TASK GOAL: Filter the data below for the string "with" and copy each matching line.

[Start SOURCE DATA]

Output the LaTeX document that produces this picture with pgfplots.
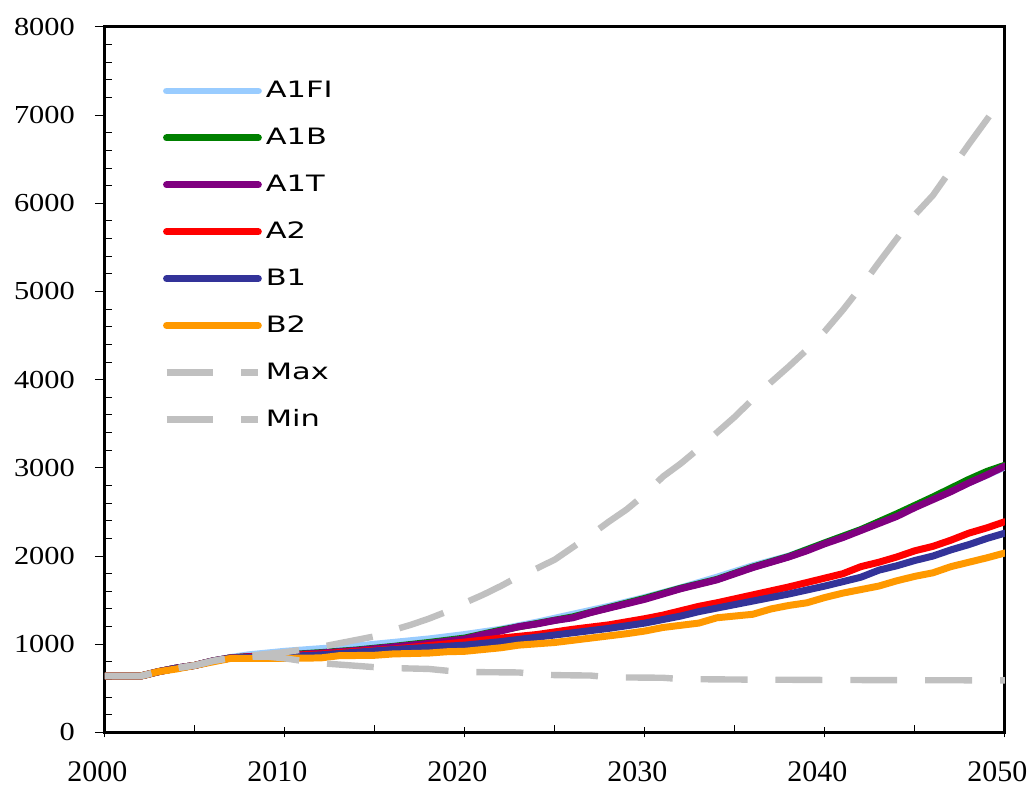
\documentclass[border=0pt]{standalone}
\usepackage{fontspec}
\setmainfont{Liberation Serif}
\newfontfamily\legfont[FakeStretch=1.35]{DejaVu Sans}
\newfontfamily\yfont[FakeStretch=1.17]{Liberation Serif}
\usepackage{pgfplots}
\pgfplotsset{compat=1.18}

\definecolor{aonefi}{HTML}{99CCFF}
\definecolor{aoneb}{HTML}{008000}
\definecolor{aonet}{HTML}{800080}
\definecolor{atwo}{HTML}{FF0000}
\definecolor{bone}{HTML}{333399}
\definecolor{btwo}{HTML}{FF9900}
\definecolor{env}{HTML}{C0C0C0}

\begin{document}
\begin{tikzpicture}
\begin{axis}[
  scale only axis, width=451pt, height=353.5pt,
  xmin=2000, xmax=2050, ymin=0, ymax=8000,
  xtick={2000,2010,...,2050}, ytick={0,1000,...,8000},
  minor x tick num=1, minor y tick num=4,
  xtick pos=bottom, ytick pos=left,
  tick align=inside,
  major tick length=5pt, minor tick length=3.5pt,
  tick style={black, line width=0.5pt},
  major x tick style={yshift=-2.5pt},
  major y tick style={xshift=-5pt},
  axis line style={line width=1.5pt},
  /pgf/number format/1000 sep={},
  /pgf/number format/assume math mode=true,
  x tick label style={font=\fontsize{15}{17}\selectfont, yshift=-11pt, xshift=-3.75pt},
  y tick label style={font=\yfont\fontsize{13}{15}\selectfont, xshift=-11.5pt},
  every axis plot/.append style={line width=3.5pt, line cap=round, line join=round},
  legend image code/.code={\draw[#1] (0pt,0pt) -- (46pt,0pt);},
  legend cell align=left,
  legend style={draw=none, fill=none, inner sep=0pt,
    at={(axis description cs:0.0643,0.943)}, anchor=north west,
    font=\legfont\fontsize{11.3}{13}\selectfont,
    nodes={inner sep=0pt, minimum height=23.5pt},
    row sep=0pt, column sep=2pt},
]
\addplot[aonefi] coordinates {
(2000,640)(2001,640)(2002,640)(2003,690)(2004,730)(2005,760)(2006,810)(2007,850)
(2008,880)(2009,900)(2010,920)(2012,950)(2014,980)(2016,1020)(2018,1060)(2020,1110)
(2022,1170)(2024,1250)(2026,1340)(2028,1430)(2030,1530)(2032,1640)(2034,1760)
(2036,1890)(2038,2000)(2040,2150)(2042,2300)(2044,2470)(2046,2650)(2048,2830)(2050,3010)};
\addlegendentry{A1FI}
\addplot[aoneb] coordinates {
(2000,640)(2002,640)(2003,690)(2004,730)(2005,760)(2006,810)(2007,845)(2008,860)
(2010,880)(2012,905)(2014,935)(2016,975)(2018,1020)(2020,1070)(2022,1160)(2024,1235)
(2026,1310)(2028,1415)(2030,1520)(2032,1635)(2034,1735)(2036,1875)(2038,1995)
(2040,2150)(2042,2300)(2044,2480)(2046,2670)(2048,2870)(2049,2960)(2050,3030)};
\addlegendentry{A1B}
\addplot[aonet] coordinates {
(2000,640)(2002,640)(2003,690)(2004,730)(2005,760)(2006,810)(2007,845)(2008,860)
(2010,875)(2012,900)(2014,930)(2016,970)(2018,1010)(2020,1060)(2021,1110)(2022,1150)
(2023,1200)(2024,1230)(2025,1270)(2026,1300)(2027,1360)(2028,1410)(2029,1460)
(2030,1510)(2031,1570)(2032,1630)(2033,1680)(2034,1730)(2035,1800)(2036,1870)
(2037,1930)(2038,1990)(2039,2060)(2040,2140)(2041,2210)(2042,2290)(2043,2370)
(2044,2450)(2045,2550)(2046,2640)(2047,2730)(2048,2830)(2049,2920)(2050,3020)};
\addlegendentry{A1T}
\addplot[atwo] coordinates {
(2000,640)(2002,640)(2003,690)(2004,730)(2005,760)(2006,810)(2007,845)(2008,855)
(2010,870)(2012,890)(2014,920)(2016,945)(2018,985)(2020,1025)(2022,1070)(2024,1110)
(2026,1170)(2028,1220)(2030,1290)(2031,1330)(2032,1380)(2033,1430)(2034,1470)
(2036,1560)(2038,1650)(2040,1750)(2041,1800)(2042,1880)(2043,1930)(2044,1990)
(2045,2060)(2046,2110)(2047,2180)(2048,2260)(2049,2320)(2050,2390)};
\addlegendentry{A2}
\addplot[bone] coordinates {
(2000,640)(2002,640)(2003,690)(2004,730)(2005,760)(2006,810)(2007,845)(2008,850)
(2010,860)(2012,880)(2014,910)(2016,940)(2018,965)(2020,990)(2022,1030)(2024,1080)
(2026,1130)(2028,1180)(2030,1240)(2031,1280)(2032,1320)(2033,1370)(2034,1410)
(2036,1490)(2038,1570)(2040,1660)(2042,1760)(2043,1840)(2044,1890)(2045,1950)
(2046,2000)(2047,2070)(2048,2130)(2049,2200)(2050,2260)};
\addlegendentry{B1}
\addplot[btwo] coordinates {
(2000,640)(2002,640)(2003,690)(2004,720)(2005,760)(2006,800)(2007,840)(2010,840)
(2012,845)(2013,870)(2015,875)(2016,890)(2018,900)(2019,915)(2020,920)(2022,960)
(2023,990)(2025,1020)(2027,1070)(2029,1120)(2030,1150)(2031,1190)(2033,1240)
(2034,1300)(2036,1340)(2037,1400)(2038,1440)(2039,1470)(2040,1530)(2041,1580)
(2042,1620)(2043,1660)(2044,1720)(2045,1770)(2046,1810)(2047,1880)(2048,1930)
(2049,1980)(2050,2035)};
\addlegendentry{B2}
\addplot[env, line width=3.2pt, line cap=butt, dash pattern=on 23.5pt off 14pt] coordinates {
(2000,640)(2002,640)(2003,690)(2004,730)(2005,760)(2006,810)(2007,845)(2008,870)
(2009,890)(2010,910)(2011,940)(2012,970)(2013,1010)(2014,1050)(2015,1090)(2016,1160)
(2017,1220)(2018,1290)(2019,1370)(2020,1470)(2021,1560)(2022,1660)(2023,1770)
(2024,1860)(2025,1960)(2026,2100)(2027,2240)(2028,2390)(2029,2530)(2030,2700)
(2031,2900)(2032,3050)(2033,3220)(2034,3400)(2035,3580)(2036,3780)(2037,3970)
(2038,4150)(2039,4340)(2040,4550)(2041,4790)(2042,5050)(2043,5330)(2044,5600)
(2045,5870)(2046,6090)(2047,6380)(2048,6670)(2049,6950)(2050,7240)};
\addlegendentry{Max}
\addplot[env, line width=3.2pt, line cap=butt, dash pattern=on 23.5pt off 14pt] coordinates {
(2000,640)(2002,640)(2003,690)(2004,730)(2005,760)(2006,810)(2007,845)(2008,860)
(2009,860)(2010,840)(2011,810)(2012,785)(2013,770)(2014,755)(2015,740)(2016,730)
(2018,720)(2019,700)(2020,685)(2023,680)(2024,660)(2025,650)(2027,645)(2028,625)
(2031,620)(2032,605)(2035,600)(2040,595)(2050,590)};
\addlegendentry{Min}
\end{axis}
\path ([xshift=-52.5pt,yshift=-26.5pt]current axis.south west) rectangle ([xshift=13.5pt,yshift=13.5pt]current axis.north east);
\end{tikzpicture}
\end{document}
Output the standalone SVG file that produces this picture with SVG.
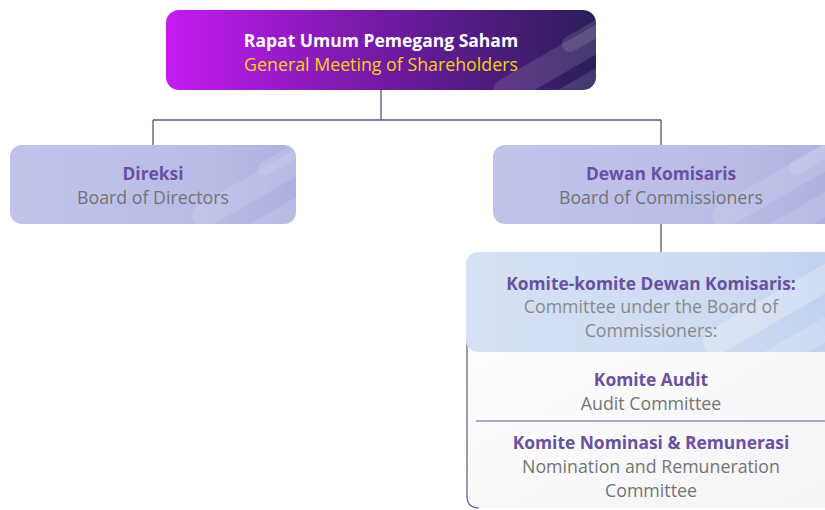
<svg xmlns="http://www.w3.org/2000/svg" width="825" height="510" viewBox="0 0 825 510">
<defs>
<linearGradient id="gTop" x1="0" y1="0" x2="1" y2="0">
<stop offset="0" stop-color="#c41bf2"/>
<stop offset="0.55" stop-color="#6a1a9c"/>
<stop offset="1" stop-color="#2b1f5a"/>
</linearGradient>
<linearGradient id="gBlue" x1="0" y1="0" x2="1" y2="0">
<stop offset="0" stop-color="#c0c3ea"/>
<stop offset="0.7" stop-color="#b9bce6"/>
<stop offset="1" stop-color="#aeb1e0"/>
</linearGradient>
<linearGradient id="gHead" x1="0" y1="0" x2="1" y2="0">
<stop offset="0" stop-color="#d6e1f3"/>
<stop offset="0.75" stop-color="#ccdaf1"/>
<stop offset="1" stop-color="#bfd0ee"/>
</linearGradient>
<linearGradient id="gList" x1="0" y1="0" x2="1" y2="1">
<stop offset="0" stop-color="#ffffff"/>
<stop offset="1" stop-color="#f4f4f7"/>
</linearGradient>
<clipPath id="cTop"><rect x="166" y="10" width="430" height="80" rx="13"/></clipPath>
<clipPath id="cDir"><rect x="10" y="145" width="286" height="79" rx="12"/></clipPath>
<clipPath id="cDew"><rect x="493" y="145" width="345" height="79" rx="12"/></clipPath>
<clipPath id="cHead"><rect x="466" y="252" width="372" height="100" rx="12"/></clipPath>
</defs>
<style>
.ln{stroke:#5d527f;stroke-width:1.3;fill:none}
.t{font-family:"Open Sans","Lato",sans-serif;text-anchor:middle;font-size:17.8px}
.b{font-weight:bold;fill:#6a50a3;font-size:17.4px}
.w{font-weight:bold;fill:#ffffff;font-size:17.5px}
.g{fill:#747474}
.g2{fill:#8a8a8a}
.deco{fill:#ffffff;opacity:0.12}
</style>

<g id="connectors">
<path class="ln" d="M381 90 V120 M153 120 H661 M153 120 V145 M661 120 V145 M661 224 V252"/>
</g>

<g id="rups">
<rect x="166" y="10" width="430" height="80" rx="13" fill="url(#gTop)"/>
<g clip-path="url(#cTop)">
<rect x="480" y="30" width="220" height="26" rx="13" class="deco" transform="rotate(-30 590 43)"/>
<rect x="520" y="50" width="220" height="20" rx="10" class="deco" transform="rotate(-30 630 60)"/>
<rect x="555" y="10" width="120" height="16" rx="8" class="deco" transform="rotate(-30 615 18)"/>
</g>
<text class="t w" x="381" y="47">Rapat Umum Pemegang Saham</text>
<text class="t" x="381" y="71" fill="#f7d117">General Meeting of Shareholders</text>
</g>

<g id="direksi">
<rect x="10" y="145" width="286" height="79" rx="12" fill="url(#gBlue)"/>
<g clip-path="url(#cDir)">
<rect x="180" y="160" width="200" height="24" rx="12" class="deco" transform="rotate(-30 280 172)"/>
<rect x="220" y="185" width="200" height="22" rx="11" class="deco" transform="rotate(-30 320 196)"/>
<rect x="255" y="150" width="60" height="14" rx="7" class="deco" transform="rotate(-30 285 157)"/>
</g>
<text class="t b" x="153" y="180">Direksi</text>
<text class="t g" x="153" y="204">Board of Directors</text>
</g>

<g id="dewan">
<rect x="493" y="145" width="345" height="79" rx="12" fill="url(#gBlue)"/>
<g clip-path="url(#cDew)">
<rect x="700" y="160" width="200" height="24" rx="12" class="deco" transform="rotate(-30 800 172)"/>
<rect x="740" y="185" width="200" height="22" rx="11" class="deco" transform="rotate(-30 840 196)"/>
<rect x="785" y="150" width="60" height="14" rx="7" class="deco" transform="rotate(-30 815 157)"/>
</g>
<text class="t b" x="661" y="180">Dewan Komisaris</text>
<text class="t g" x="661" y="204">Board of Commissioners</text>
</g>

<g id="komite">
<path d="M467 300 V496 Q467 508 479 508 H840 V300 Z" fill="url(#gList)"/>
<path d="M467 300 V496 Q467 508 479 508" stroke="#6a50a3" stroke-width="1.2" fill="none"/>
<rect x="466" y="252" width="372" height="100" rx="12" fill="url(#gHead)"/>
<g clip-path="url(#cHead)">
<rect x="690" y="280" width="220" height="26" rx="13" class="deco" transform="rotate(-30 800 293)" style="opacity:0.25"/>
<rect x="730" y="310" width="220" height="22" rx="11" class="deco" transform="rotate(-30 840 321)" style="opacity:0.2"/>
</g>
<text class="t b" x="651" y="290">Komite-komite Dewan Komisaris:</text>
<text class="t g2" x="651" y="313">Committee under the Board of</text>
<text class="t g2" x="651" y="337">Commissioners:</text>
<line x1="476" y1="421" x2="825" y2="421" stroke="#6a50a3" stroke-width="1.2"/>
</g>

<g id="audit">
<text class="t b" x="651" y="386">Komite Audit</text>
<text class="t g" x="651" y="410">Audit Committee</text>
</g>

<g id="nominasi">
<text class="t b" x="651" y="449">Komite Nominasi &amp; Remunerasi</text>
<text class="t g" x="651" y="473">Nomination and Remuneration</text>
<text class="t g" x="651" y="497">Committee</text>
</g>
</svg>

[End SOURCE DATA]

FULL OUTPUT:
Output the LaTeX document that produces this picture with pgfplots.
Output the standalone SVG file that produces this picture with SVG.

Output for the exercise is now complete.